Pani Kazimiera przyjęła gości w towarzystwie wspólnie z nią mieszkającej córki Marii i mężem wnuczki - Józefem. Burmistrz składając w imieniu własnym i władz samorządowych gratulacje dostojnej Jubilatce wręczył kwiaty i drobny upominek oraz życzył wielu lat życia w zdrowiu, dobrym samopoczuciu i pogodzie ducha. Gratulacje i życzenia od mieszkańców sołectwa przekazał sołtys Włodzimierz Rudyk. Przy kawie i domowym cieście w miłej i sympatycznej atmosferze Pani Kazimiera okazując ogromną pogodę ducha wspominała swoje przybycie na ziemię wolińską.
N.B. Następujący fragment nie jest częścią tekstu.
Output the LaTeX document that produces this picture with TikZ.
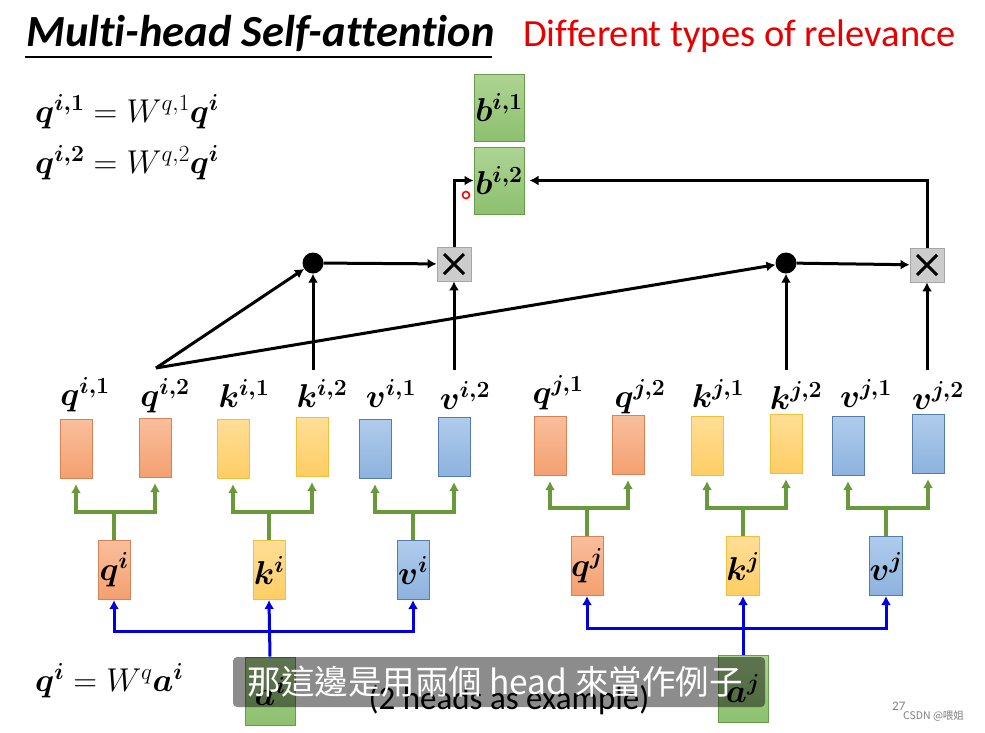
\RequirePackage{fix-cm}
\documentclass[tikz,border=0pt]{standalone}
\usepackage[no-math]{fontspec}
\setmainfont[Ligatures=NoCommon]{Carlito}
\newfontfamily\cjk{Noto Sans CJK TC}
\usepackage{amsmath,bm}
\usetikzlibrary{arrows.meta,calc}
\newcommand\myfs[1]{\fontsize{#1}{#1}\selectfont}
\definecolor{qtop}{RGB}{249,190,156}
\definecolor{qbot}{RGB}{244,160,112}
\definecolor{qbd}{RGB}{214,130,84}
\definecolor{ktop}{RGB}{255,222,150}
\definecolor{kbot}{RGB}{255,205,100}
\definecolor{kbd}{RGB}{240,192,60}
\definecolor{vtop}{RGB}{176,204,236}
\definecolor{vbot}{RGB}{140,178,222}
\definecolor{vbd}{RGB}{84,124,172}
\definecolor{gtop}{RGB}{174,212,148}
\definecolor{gbot}{RGB}{140,192,110}
\definecolor{gbd}{RGB}{104,156,76}
\definecolor{garrc}{RGB}{104,154,60}
\definecolor{barrc}{RGB}{0,0,225}
\definecolor{redtxt}{RGB}{232,0,0}
\tikzset{
  rbox/.style={line width=1pt, minimum width=32pt, minimum height=59pt, inner sep=0pt},
  qbox/.style={rbox, draw=qbd, top color=qtop, bottom color=qbot},
  kbox/.style={rbox, draw=kbd, top color=ktop, bottom color=kbot},
  vbox/.style={rbox, draw=vbd, top color=vtop, bottom color=vbot},
  gbox/.style={line width=1pt, draw=gbd, top color=gtop, bottom color=gbot, minimum width=50pt, minimum height=67pt, inner sep=0pt},
  lab/.style={inner sep=0pt, font=\myfs{33}},
  inlab/.style={font=\myfs{33}},
  garr/.style={draw=garrc, line width=3.3pt, -{Latex[length=9pt,width=10pt]}},
  gline/.style={draw=garrc, line width=3.3pt},
  barr/.style={draw=barrc, line width=3pt, -{Latex[length=9pt,width=10pt]}},
  karr/.style={draw=black, line width=3pt, -{Latex[length=9pt,width=10pt]}},
  dotn/.style={circle, fill=black, minimum size=21pt, inner sep=0pt},
  xbox/.style={draw=black!35, fill=black!20, line width=0.8pt, minimum size=34pt, inner sep=0pt},
}
\begin{document}
\begin{tikzpicture}[x=1pt,y=-1pt]
\useasboundingbox (0,0) rectangle (985,732);
\fill[white] (0,0) rectangle (985,732);

% title
\node[anchor=base west, inner sep=0pt] (title) at (26,46) {\myfs{44.5}\bfseries\itshape Multi-head Self-attention};
\draw[line width=1.3pt] (25,57) -- (492,57);
\node[anchor=base west, inner sep=0pt, text=redtxt] (sub) at (523,46) {\myfs{38.5}Different types of relevance};

% equations
\node[anchor=west, inner sep=0pt, font=\myfs{33}] (eq1) at (35,112) {$\bm{q^{i,1}} = W^{q,1}\bm{q^{i}}$};
\node[anchor=west, inner sep=0pt, font=\myfs{33}] (eq2) at (35,163) {$\bm{q^{i,2}} = W^{q,2}\bm{q^{i}}$};
\node[anchor=west, inner sep=0pt, font=\myfs{33}] (eq3) at (35,681) {$\bm{q^{i}} = W^{q}\bm{a^{i}}$};

% b boxes
\node[gbox, inlab] (b1) at (499,107.5) {$\bm{b^{i,1}}$};
\node[gbox, inlab] (b2) at (499,180.5) {$\bm{b^{i,2}}$};

% dots and products
\node[dotn] (dot1) at (313,263) {};
\node[dotn] (dot2) at (786,263) {};
\node[xbox] (x1) at (454,264) {};
\node[xbox] (x2) at (927,265) {};
\foreach \n in {x1,x2}{
  \draw[line width=3pt] ($(\n)+(-10,-10)$) -- ($(\n)+(10,10)$);
  \draw[line width=3pt] ($(\n)+(-10,10)$) -- ($(\n)+(10,-10)$);
}

% head rectangles i
\node[qbox] (qi1) at (76,449) {};
\node[qbox] (qi2) at (155,448) {};
\node[kbox] (ki1) at (233,449) {};
\node[kbox] (ki2) at (312,447) {};
\node[vbox] (vi1) at (375,449) {};
\node[vbox] (vi2) at (454,447) {};
% head rectangles j
\node[qbox] (qj1) at (550,446) {};
\node[qbox] (qj2) at (628,445) {};
\node[kbox] (kj1) at (707,446) {};
\node[kbox] (kj2) at (786,444) {};
\node[vbox] (vj1) at (848,446) {};
\node[vbox] (vj2) at (928,444) {};

% labels
\node[lab] (lqi1) at (85,395) {$\bm{q^{i,1}}$};
\node[lab] (lqi2) at (165,396) {$\bm{q^{i,2}}$};
\node[lab] (lki1) at (244,393) {$\bm{k^{i,1}}$};
\node[lab] (lki2) at (322,393) {$\bm{k^{i,2}}$};
\node[lab] (lvi1) at (391,393) {$\bm{v^{i,1}}$};
\node[lab] (lvi2) at (465,395) {$\bm{v^{i,2}}$};
\node[lab] (lqj1) at (558,393) {$\bm{q^{j,1}}$};
\node[lab] (lqj2) at (640,397) {$\bm{q^{j,2}}$};
\node[lab] (lkj1) at (718,393) {$\bm{k^{j,1}}$};
\node[lab] (lkj2) at (796,395) {$\bm{k^{j,2}}$};
\node[lab] (lvj1) at (866,393) {$\bm{v^{j,1}}$};
\node[lab] (lvj2) at (938,395) {$\bm{v^{j,2}}$};

% q k v boxes
\node[qbox, inlab] (qi) at (114,570) {$\bm{q^{i}}$};
\node[kbox, inlab] (ki) at (269,570) {$\bm{k^{i}}$};
\node[vbox, inlab] (vi) at (413,570) {$\bm{v^{i}}$};
\node[qbox, inlab] (qj) at (587,566) {$\bm{q^{j}}$};
\node[kbox, inlab] (kj) at (743,566) {$\bm{k^{j}}$};
\node[vbox, inlab] (vj) at (886,566) {$\bm{v^{j}}$};

% green forks
\foreach \s/\a/\b/\yy in {qi/qi1/qi2/512, ki/ki1/ki2/512, vi/vi1/vi2/512, qj/qj1/qj2/508, kj/kj1/kj2/508, vj/vj1/vj2/508}{
  \path let \p1=(\s.north) in coordinate (\s-bar) at (\x1,\yy);
  \draw[gline] (\s.north) -- (\s-bar);
  \draw[garr, shorten >=5pt] (\s-bar) -| (\a.south);
  \draw[garr, shorten >=5pt] (\s-bar) -| (\b.south);
}

% a boxes
\node[gbox, minimum height=68pt, inlab] (ai) at (270,691) {$\bm{a^{i}}$};
\node[gbox, minimum height=67pt, inlab] (aj) at (743,688.5) {$\bm{a^{j}}$};

% blue forks
\coordinate (lbar) at (270,631);
\coordinate (rbar) at (743,628);
\draw[barr] (ai.north) -- (ki.south);
\draw[barr] (lbar) -| (qi.south);
\draw[barr] (lbar) -| (vi.south);
\draw[barr] (aj.north) -- (kj.south);
\draw[barr] (rbar) -| (qj.south);
\draw[barr] (rbar) -| (vj.south);

% attention connectors
\coordinate (s) at (156,368);
\coordinate (ki2t) at (313,370);
\coordinate (vi2t) at (454,370);
\coordinate (kj2t) at (786,370);
\coordinate (vj2t) at (927,370);
\draw[karr] (s) -- (dot1);
\draw[karr] (s) -- (dot2);
\draw[karr] (ki2t) -- (dot1);
\draw[karr] (vi2t) -- (x1);
\draw[karr] (kj2t) -- (dot2);
\draw[karr] (vj2t) -- (x2);
\draw[karr] (dot1) -- (x1);
\draw[karr] (dot2) -- (x2);
\draw[karr] (x1.north) |- (b2.west);
\draw[karr, shorten >=5pt] (x2.north) |- (b2.east);

% pointer mark
\draw[red, line width=1.6pt] (466,195) circle (3.5pt);

% caption
\node[inner sep=0pt, font=\myfs{33}] (ex) at (509,700) {(2 heads as example)};
\fill[black, opacity=0.45, rounded corners=4pt] (233,657) rectangle (765,707);
\node[inner sep=0pt, text=white, font=\cjk\myfs{33.5}] (cap) at (495,682) {那這邊是用兩個 head 來當作例子};

% page number / watermark
\node[anchor=base west, inner sep=0pt, text=black!50, font=\myfs{13}] (pg) at (892,710) {27};
\node[anchor=base west, inner sep=0pt, text=black!50, font=\cjk\myfs{10.5}] (wm) at (903,719) {CSDN @喂姐};
\end{tikzpicture}
\end{document}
Kazimiera Ślęzowska urodziła się 13 października 1923 r. w miejscowości Kuzawka w powiecie Włodawskim na Lubelszczyźnie. Ojciec Jubilatki był flisakiem na Bugu. Pani Kazimiera była najmłodsza wśród rodzeństwa, miała 2 siostry i sześciu braci. Niestety już nikt z rodzeństwa nie żyje. W czasie II wojny światowej jako 16-latka została wywieziona na roboty przymusowe do Niemiec. Pracowała w gospodarstwie rolnym w Nadrenii na zachodzie Niemiec. Po wojnie wróciła w rodzinne strony. W 1958 roku w poszukiwaniu pracy przyjechała na ziemię wolińska i osiedliła się w Sierosławiu. Tutaj poznała męża Józefa, który pracował w Rolniczej Spółdzielni Produkcyjnej i wspólnie z żoną prowadził 8-hektarowe gospodarstwo rolne.
Pani Kazimiera wspólnie ze zmarłym w 1986 roku mężem Józefem wychowali dwie córki: Marię i nieżyjącą od 20-tu lat Mirosławę. Jubilatka dochowała się pięcioro wnucząt i siedmioro prawnucząt.
Drogiej Jubilatce życzymy co najmniej 150 lat!